• _DIRECTIONS_: Pictures are not part of the copy. Retype the lines from the first one through the line that contains "plt.rcParams['mathtext.fontset'] = 'stix'".

#####

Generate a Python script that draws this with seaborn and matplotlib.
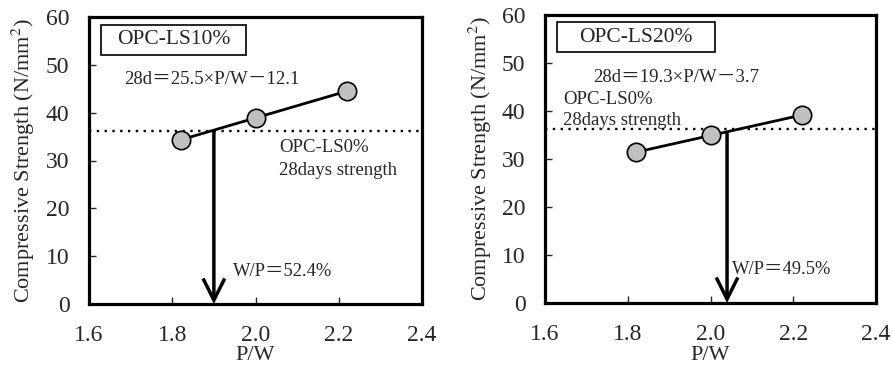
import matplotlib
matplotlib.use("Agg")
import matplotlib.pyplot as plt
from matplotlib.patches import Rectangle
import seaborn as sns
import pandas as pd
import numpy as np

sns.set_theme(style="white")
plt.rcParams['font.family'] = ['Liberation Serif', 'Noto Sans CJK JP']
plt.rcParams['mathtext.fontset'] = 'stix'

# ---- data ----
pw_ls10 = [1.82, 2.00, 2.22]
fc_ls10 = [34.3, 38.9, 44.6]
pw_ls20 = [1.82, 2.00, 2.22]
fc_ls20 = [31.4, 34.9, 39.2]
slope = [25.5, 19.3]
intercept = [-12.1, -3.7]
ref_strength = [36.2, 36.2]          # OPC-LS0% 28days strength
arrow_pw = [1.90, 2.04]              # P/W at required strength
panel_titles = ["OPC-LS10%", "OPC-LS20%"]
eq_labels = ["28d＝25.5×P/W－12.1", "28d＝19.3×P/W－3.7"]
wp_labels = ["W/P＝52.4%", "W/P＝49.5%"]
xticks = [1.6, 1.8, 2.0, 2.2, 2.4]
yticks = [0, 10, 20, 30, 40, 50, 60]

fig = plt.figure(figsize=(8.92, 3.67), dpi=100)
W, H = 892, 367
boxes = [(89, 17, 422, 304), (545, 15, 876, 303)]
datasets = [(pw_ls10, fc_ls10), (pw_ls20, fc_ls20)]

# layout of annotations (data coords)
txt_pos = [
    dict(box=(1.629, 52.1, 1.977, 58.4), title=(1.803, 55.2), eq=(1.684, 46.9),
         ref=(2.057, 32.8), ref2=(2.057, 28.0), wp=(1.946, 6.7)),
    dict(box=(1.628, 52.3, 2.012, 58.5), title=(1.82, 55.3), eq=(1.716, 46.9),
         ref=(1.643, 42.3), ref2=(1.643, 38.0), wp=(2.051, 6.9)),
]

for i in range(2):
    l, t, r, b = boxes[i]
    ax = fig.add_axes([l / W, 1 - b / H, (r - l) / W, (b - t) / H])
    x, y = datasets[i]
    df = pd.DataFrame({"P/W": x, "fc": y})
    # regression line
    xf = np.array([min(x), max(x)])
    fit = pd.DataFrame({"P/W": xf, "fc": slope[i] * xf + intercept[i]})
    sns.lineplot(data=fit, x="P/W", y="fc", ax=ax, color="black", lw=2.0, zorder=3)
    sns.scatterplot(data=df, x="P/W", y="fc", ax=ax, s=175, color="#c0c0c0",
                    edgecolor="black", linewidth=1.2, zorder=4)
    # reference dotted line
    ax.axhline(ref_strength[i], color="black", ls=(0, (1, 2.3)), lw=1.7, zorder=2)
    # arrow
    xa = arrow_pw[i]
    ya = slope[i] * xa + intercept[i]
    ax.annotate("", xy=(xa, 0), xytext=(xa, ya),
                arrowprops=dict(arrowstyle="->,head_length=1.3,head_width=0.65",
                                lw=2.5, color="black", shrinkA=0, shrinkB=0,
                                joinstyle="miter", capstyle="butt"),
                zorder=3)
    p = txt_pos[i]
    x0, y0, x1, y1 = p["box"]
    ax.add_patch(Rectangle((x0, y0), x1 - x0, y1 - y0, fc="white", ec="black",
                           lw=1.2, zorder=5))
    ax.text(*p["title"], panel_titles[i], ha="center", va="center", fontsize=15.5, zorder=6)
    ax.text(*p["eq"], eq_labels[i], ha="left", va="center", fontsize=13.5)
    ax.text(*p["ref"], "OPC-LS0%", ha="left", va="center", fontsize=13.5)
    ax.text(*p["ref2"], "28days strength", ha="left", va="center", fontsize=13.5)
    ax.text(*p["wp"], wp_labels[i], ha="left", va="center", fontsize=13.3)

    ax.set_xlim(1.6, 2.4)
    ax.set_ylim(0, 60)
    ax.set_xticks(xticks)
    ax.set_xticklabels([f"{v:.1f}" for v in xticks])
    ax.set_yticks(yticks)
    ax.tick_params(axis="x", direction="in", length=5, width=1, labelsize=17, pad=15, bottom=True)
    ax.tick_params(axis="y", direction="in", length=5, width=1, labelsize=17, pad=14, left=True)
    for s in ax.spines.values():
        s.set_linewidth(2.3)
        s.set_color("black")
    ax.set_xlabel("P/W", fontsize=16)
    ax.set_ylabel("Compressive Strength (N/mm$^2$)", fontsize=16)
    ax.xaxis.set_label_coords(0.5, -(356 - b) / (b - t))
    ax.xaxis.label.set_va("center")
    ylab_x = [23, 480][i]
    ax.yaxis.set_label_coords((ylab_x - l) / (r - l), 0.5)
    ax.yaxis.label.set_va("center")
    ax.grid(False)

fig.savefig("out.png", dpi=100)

#####

• _ANSWER FOR THIS EXERCISE_:
Generate a Python script that draws this with seaborn and matplotlib.
import matplotlib
matplotlib.use("Agg")
import matplotlib.pyplot as plt
from matplotlib.patches import Rectangle
import seaborn as sns
import pandas as pd
import numpy as np

sns.set_theme(style="white")
plt.rcParams['font.family'] = ['Liberation Serif', 'Noto Sans CJK JP']
plt.rcParams['mathtext.fontset'] = 'stix'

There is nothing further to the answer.